Don't despair, meat eaters. That's not exactly what he meant. What he meant was that here was a buffet where the vegetarians don't have to hope for a particularly inventive pasta salad to set this buffet apart from Golden Corral. There's plenty of meat. Maybe too much meat, if you're squeamish over lamb.
I did take a bunch of photos, but they were all pretty bad (low lights, and I prefer not to vex other patrons with the flash), so you won't be subjected to them here. Except for the one above. I had to post something and this (some sort of soft cheesecake hill with raspberry and chocolate and the ubiquitous choc-dipped strawberry on the side) was super-delicious.

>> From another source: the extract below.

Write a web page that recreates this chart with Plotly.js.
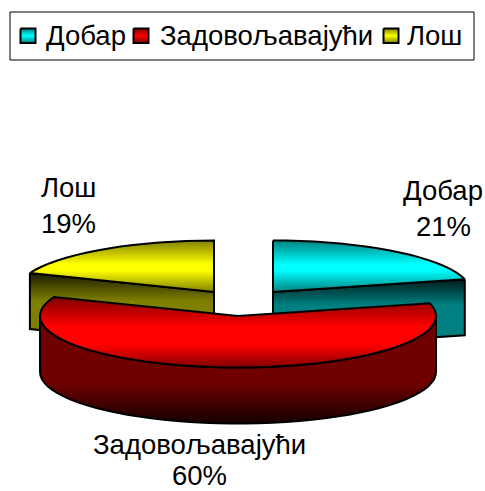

How good was this buffet? So good that, despite carefully taking small bits of everything so I could enjoy the greatest variety, I still didn't get to try everything! There are mozzarella balls and three kinds of small Italian pocket breads and carefully cut sweet potatoes with fruit on top and fresh dessert crepes that have chastised me in my dreams every night since.
I tried to do the cheat-your-way-into-dinner thing by arriving right before lunch (and lunch prices) ended, but the Aladdin isn't having any of that. They stop seating for lunch at 2:30, and dinner starts at 4. I was fourth in line at 3:45. At just past 4, there were at least forty parties waiting. So, watch for the start-gun rush.
Service was pretty good; I would have liked my drink to be refilled a little faster. The first time, the waitress waited until I was seated to ask if I wanted a refill. Bit odd.
What are some of the yummies that I did get to try (while waiting to take my midterm, which I got an A on, in case you've been worrying)?
- cheese enchiladas (with several kinds of cheese and olives and herbs on top -- you know, classy)
- roasted pepper quesdillas (actually toasted a bit and not just a flour tortilla folded in half and pressed on really hard to keep the cheese in)
- prickly pear salsa (I always wanted to try this -- it's really nice! Crunchy!)
- chickpeas with seasoning and small peppers or something
- vegetables made into that Middle Eastern dish that starts with an S... sousaka?
- fresh feta cheese and a variety of olives
- basmati rice with almonds and raisins
- tabouli that wasn't too tart or too dull (light on the tomato, but that's okay)
- eggplant parmesan (lovely small rounds with perfectly melted cheese and not a bit rubbery)
- pasta pomodoro (not as spicy as Bally's but still a solid dish)
- cheese ravioli (with artful green things on top)
- stir-fry vegetables (I can't walk past baby corn)
- vegetable egg roll (it tasted almost creamy inside: unusual, but nice and light)
- mushroom pizza (nice enough, but not extraordinary -- one of the foolish things I grabbed before surveying the bounty of each station -- I apologize to the starving children for abandoning it unfinished)
- Chinese eggplant (I rarely eat eggplant every two years, let alone twice in one day -- good seasoning)
- mashed potatoes
- did I get some of the sauteed forest mushrooms, I don't remember
- FARFALLE PRIMAVERA! Do you know what that means? "Spring Butterflies." The white sauce was just... the best. The best I have ever had. Or ever noticed I had. So light yet so nurturing. Yes, it imprinted on me, and now I will follow it everywhere, like a duckling.
- chocolate-raspberry cheesecake scoop
- bread pudding styled with caramel sauce, chocolate sauce, sprinkles, and almonds -- my own (dare I say fun and fabulous) design
- creme brulée
- tightly rolled baklava
- dried fruit in orange blossom honey
Did I not try hard? And there was so much untouched that I would be happy to touch, not to mention all the stuff I'm never going to touch (lamb kebobs, sushi, crab legs, sushi, roast beef, sushi, some sort of pork roll, and also a hell of a lot of sushi).
Make fun of buffets all you want. I'd pay thirty bucks for less. (Although, admittedly, not often.)
And thirty bucks is what it costs to know this much food joy: $26 for the buffet plus $4 for the overtip. (I think I'm going to go back to tipping 10% for buffet like a sane person and let the rest of you throw on the extra guilt dollar and keep contributing to problem. Well, I'm going to try, anyway.)
I took the following photo while at my table. Don't I look happy?
Maybe I should have taken another snap after winning $17 off a 45 cent bet on The Price Is Right slot machine? (Showcase Showdown Bonus!)
I guess it's the Bellagio next. Maybe I'll start easy, with breakfast. But can anyone compete with Paris' Le Village Buffet for breakfast? Have I accidentally ruined myself for all other buffets in this town? Do I have to move now?